The next 36 hours were a blur. We were indeed able to produce two newspapers that Saturday for a reading public anxious for any available news. Only a handful of places had power. Not very many had generators. So the TV was out. Radio stations were limited. Internet access was almost non-existent. I never saw people who wanted newspapers more. It made the 16-hour day on Saturday worthwhile. That night I stayed at my future father-in-law’s house again. On Sunday we had our full staff back in the office writing stories about how people were coping and recovering after the storm. None of us had even started to assess the damages at our own homes.
By Sunday night we were a whipped bunch in desperate need of showers. We were hungry, dirty, and exhausted physically and mentally. Thousands were still without power and would be for a week or more. And even though I had no power at my apartment in downtown Swansboro that Sunday night, I had to go back to check on things. I just wanted to be home, even in the dark with no air conditioning.
On the way out of Jacksonville I stopped at one of the few open stores and bought a six-pack of beer. Then I headed for my apartment. I drove into the darkened Swansboro historic district and noted the downed trees and branches brushed from the roadway. There were no streetlights and just a few flickers in a home here or there. I entered my apartment, found a flashlight and did a casual inspection.
Everything looked OK. I let out a huge breath.
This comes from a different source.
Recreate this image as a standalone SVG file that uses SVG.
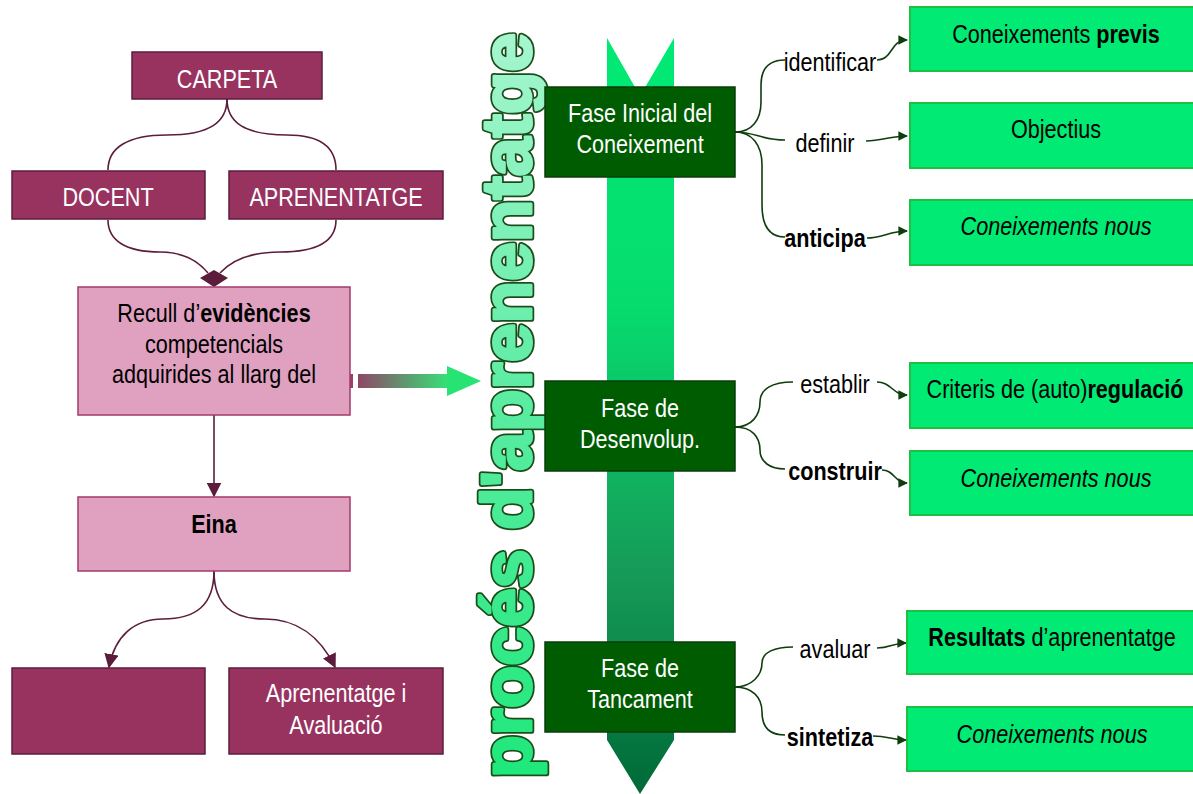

I went to my bedroom, found a clean pair of shorts and a T-shirt, changed clothes then took my six-pack out on the porch. I found one of the Adirondack chairs, sat down, opened one of the beers and set the rest beside the chair. In the muggy 85-degree night, I lit a cigarette. The only sounds that could be heard were from a nearby house that had a generator — and me opening one beer after another as I thought about all that had happened since going to work that Friday morning.